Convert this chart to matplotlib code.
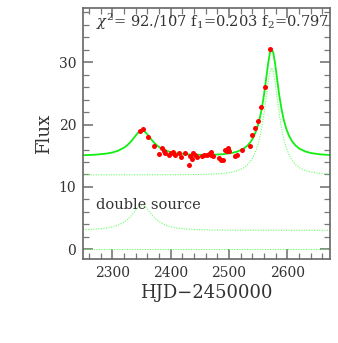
import matplotlib
matplotlib.use("Agg")
import matplotlib.pyplot as plt
from matplotlib.ticker import MultipleLocator

plt.rcParams["font.family"] = ["DejaVu Serif"]
plt.rcParams["mathtext.fontset"] = "dejavuserif"

# observed fluxes
obs_t = [2347, 2352, 2361, 2372, 2381, 2385, 2388, 2391, 2397, 2401,
         2404, 2408, 2414, 2418, 2425, 2432, 2434, 2437, 2439, 2442,
         2445, 2453, 2458, 2462, 2465, 2469, 2470, 2473, 2483, 2486,
         2490, 2494, 2497, 2499, 2500, 2511, 2514, 2522, 2536, 2539,
         2545, 2550, 2555, 2562, 2571]
obs_f = [18.9, 19.3, 18.0, 16.6, 15.3, 16.2, 15.8, 15.5, 15.1, 15.4,
         15.6, 15.2, 15.5, 14.8, 15.4, 13.6, 15.0, 14.5, 15.5, 15.2,
         14.8, 15.0, 15.1, 15.1, 15.3, 15.6, 15.1, 14.9, 14.6, 14.3,
         14.4, 16.0, 15.8, 16.2, 15.7, 15.0, 15.1, 15.9, 16.6, 18.3,
         19.4, 20.5, 22.8, 26.1, 32.1]

# model curves
mod_t = [2250, 2270, 2290, 2300, 2310, 2320, 2326, 2332, 2337, 2341,
         2345, 2348, 2351, 2354, 2357, 2361, 2365, 2370, 2376, 2382,
         2392, 2402, 2412, 2432, 2452, 2470, 2490, 2505, 2515, 2525,
         2532, 2538, 2543, 2548, 2552, 2556, 2560, 2564, 2567, 2570,
         2573, 2576, 2579, 2582, 2586, 2590, 2594, 2598, 2603, 2608,
         2614, 2621, 2631, 2641, 2656, 2675]
src1 = [3.14, 3.22, 3.40, 3.57, 3.86, 4.33, 4.76, 5.32, 5.90, 6.38,
        6.81, 7.03, 7.11, 7.03, 6.81, 6.38, 5.90, 5.32, 4.76, 4.33,
        3.86, 3.57, 3.40, 3.22, 3.14, 3.10, 3.08, 3.07, 3.07, 3.07,
        3.06, 3.06, 3.06, 3.06, 3.06, 3.06, 3.06, 3.06, 3.06, 3.06,
        3.06, 3.06, 3.06, 3.06, 3.05, 3.05, 3.05, 3.05, 3.05, 3.05,
        3.05, 3.05, 3.05, 3.05, 3.05, 3.05]
src2 = [11.95, 11.95, 11.95, 11.95, 11.95, 11.95, 11.95, 11.95, 11.95, 11.96,
        11.96, 11.96, 11.96, 11.96, 11.96, 11.96, 11.96, 11.96, 11.96, 11.96,
        11.96, 11.97, 11.97, 11.99, 12.01, 12.06, 12.18, 12.38, 12.63, 13.07,
        13.60, 14.29, 15.12, 16.32, 17.65, 19.42, 21.73, 24.54, 26.71, 28.42,
        29.09, 28.42, 26.71, 24.54, 21.73, 19.42, 17.65, 16.32, 15.12, 14.29,
        13.60, 13.07, 12.63, 12.38, 12.18, 12.06]
total = [15.09, 15.17, 15.35, 15.52, 15.81, 16.28, 16.71, 17.27, 17.85, 18.34,
         18.77, 18.99, 19.07, 18.99, 18.77, 18.34, 17.86, 17.28, 16.72, 16.29,
         15.82, 15.54, 15.37, 15.21, 15.15, 15.16, 15.26, 15.45, 15.70, 16.14,
         16.66, 17.35, 18.18, 19.38, 20.71, 22.48, 24.79, 27.60, 29.77, 31.48,
         32.15, 31.48, 29.77, 27.60, 24.78, 22.47, 20.70, 19.37, 18.17, 17.34,
         16.65, 16.12, 15.68, 15.43, 15.23, 15.11]
blend = [0.0] * len(mod_t)

fig = plt.figure(figsize=(3.38, 3.43), dpi=100)
ax = fig.add_axes([0.2456, 0.2449, 0.7307, 0.7318])

dot = dict(color="#66ff66", lw=0.8, ls=(0, (1, 1.3)))
ax.plot(mod_t, src2, **dot)
ax.plot(mod_t, src1, **dot)
ax.plot(mod_t, blend, **dot)
ax.plot(mod_t, total, color="#11ee11", lw=1.3)
ax.plot(obs_t, obs_f, "o", color="#ff0000", ms=3.6, mec="none")

ax.set_xlim(2250, 2673)
ax.set_ylim(-1.55, 38.7)
ax.xaxis.set_major_locator(MultipleLocator(100))
ax.xaxis.set_minor_locator(MultipleLocator(20))
ax.yaxis.set_major_locator(MultipleLocator(10))
ax.yaxis.set_minor_locator(MultipleLocator(2))
ax.tick_params(which="both", direction="in", top=True, right=True,
               color="#777777", labelcolor="#333333", labelsize=10, pad=5)
ax.tick_params(which="major", length=7, width=1.2)
ax.tick_params(which="minor", length=4, width=0.9)
for s in ax.spines.values():
    s.set_color("#666666")
    s.set_linewidth(1.2)

ax.set_xlabel("HJD\u22122450000", fontsize=13, color="#333333", labelpad=3)
ax.set_ylabel("Flux", fontsize=13, color="#333333", labelpad=4)

ax.text(2273, 36.4, r"$\chi^2$= 92./107 f$_1$=0.203 f$_2$=0.797",
        fontsize=10.5, color="#333333", va="center", ha="left")
ax.text(2273, 7.1, "double source", fontsize=10.5, color="#333333",
        va="center", ha="left")

fig.savefig("out.png", dpi=100)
__________________________________________________
INSTRUCTIONS TO FOLLOW → Quote, please, every line of the material above from its start through the line that has "19.4, 20.5, 22.8, 26.1, 32.1]", reproducing the words exactly and dropping any images.

EXERCISE ANSWER →
Convert this chart to matplotlib code.
import matplotlib
matplotlib.use("Agg")
import matplotlib.pyplot as plt
from matplotlib.ticker import MultipleLocator

plt.rcParams["font.family"] = ["DejaVu Serif"]
plt.rcParams["mathtext.fontset"] = "dejavuserif"

# observed fluxes
obs_t = [2347, 2352, 2361, 2372, 2381, 2385, 2388, 2391, 2397, 2401,
         2404, 2408, 2414, 2418, 2425, 2432, 2434, 2437, 2439, 2442,
         2445, 2453, 2458, 2462, 2465, 2469, 2470, 2473, 2483, 2486,
         2490, 2494, 2497, 2499, 2500, 2511, 2514, 2522, 2536, 2539,
         2545, 2550, 2555, 2562, 2571]
obs_f = [18.9, 19.3, 18.0, 16.6, 15.3, 16.2, 15.8, 15.5, 15.1, 15.4,
         15.6, 15.2, 15.5, 14.8, 15.4, 13.6, 15.0, 14.5, 15.5, 15.2,
         14.8, 15.0, 15.1, 15.1, 15.3, 15.6, 15.1, 14.9, 14.6, 14.3,
         14.4, 16.0, 15.8, 16.2, 15.7, 15.0, 15.1, 15.9, 16.6, 18.3,
         19.4, 20.5, 22.8, 26.1, 32.1]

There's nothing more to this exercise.